A recent analysis of the content of the Herald Newspapers, for instance, revealed that many stories of the PDP were prominently captured on the front page while both sides have been reported in matters of controversy ahead of the election. For instance, The Herald recently captured a report attributed to the state PDP youth leader, Barrister Segun Olawoyin, to the effect that the party would shock APC in the next election, just as the broadcast media like Radio Kwara and KWTV have also made their platforms available for opposition parties to run their jingles and advertisements as long as they pay the stipulated commercial rate since both organisations are commercial entities. They not only charge for jingles, they have also commercialised their news reports.

Prior to the primary election, Radio Kwara, it would be recalled, held an aspirants' forum anchored by an ace broadcaster, Alhaji Tunde Akanbi where many PDP governorship aspirants, among others were featured to tell members of the public their programmes if elected into the various offices. Also, the state PDP chairman, Chief Iyiola Oyedepo had at several occasions featured on discussion programmes of both radio and television stations belonging to the state.
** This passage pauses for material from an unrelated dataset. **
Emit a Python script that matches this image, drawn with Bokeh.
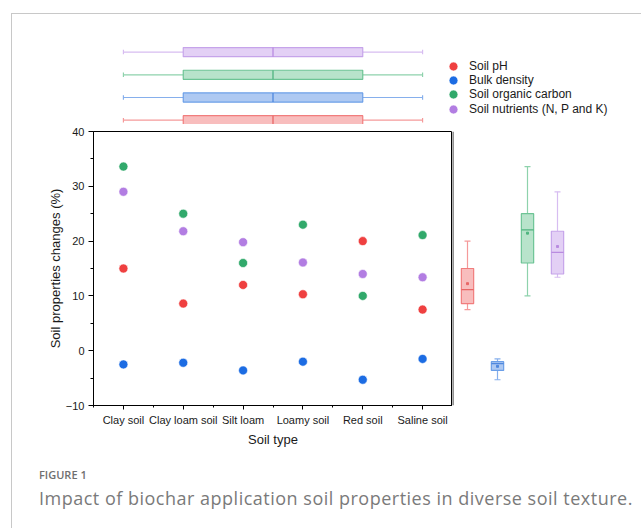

This provision of access may not have been possible if not for the kind of liberality demonstrated by the media houses at this critical election time. Speaking with our correspondent, the Deputy Publicity Secretary of PDP, Mr. Femi Yusuf, confirmed that the state-owned media houses have not been denying the party access to air their views and run their jingles as long as they pay the required charges.

He said, "The state broadcasting corporation and the Herald belong to the state and they are commercial enterprises, they are there to make money. So as long as we are going to pay our money, they have not denied us access but there is no any preferential treatment given to us. We don't know whether they also charge the ruling party or not but as far as we are concerned, whenever we have anything for them, we go with our money and pay our normal due".

The state Commissioner for Information, Prince Tunji Moronfoye, whose ministry superintends the state-owned media establishments stressed that every political party is free to make use of the stations. He said the charges in the media houses are not discriminatory as all political parties are charged the same amount.

He said, "They run their advertisements, they pay the normal charges we pay as well as a party. So there is no any issue. We believe our jobs would speak for us when the time is right next month. We have done the best we can given the circumstances we are in, given the finances we have. We have gone above and beyond what we even have.

"So it is okay by us, everybody can use the media so far their materials are not libellous. You remember about libel, if you accuse somebody of something he or she has never done, then he can go to court for that but for us, it is okay. They can come and challenge us, they can do whatever they want, it is okay by us, we don't stop anybody from using the state media".

The rivalry between the government and the opposition, therefore, usually puts managers of state-owned media on the line in striking a balance between professionalism and loyalty to government. Asked whether the opposition would continue to enjoy the freedom as the cloud of politicking thickens, the Commissioner for Information added, “Of course this is going to continue, we don't have any problem. But they should not start abusing people or attacking personalities and being very rude. Those are the things that the NBC (Nigeria Broadcasting Commission) has warned against. We expect issue-based campaigns."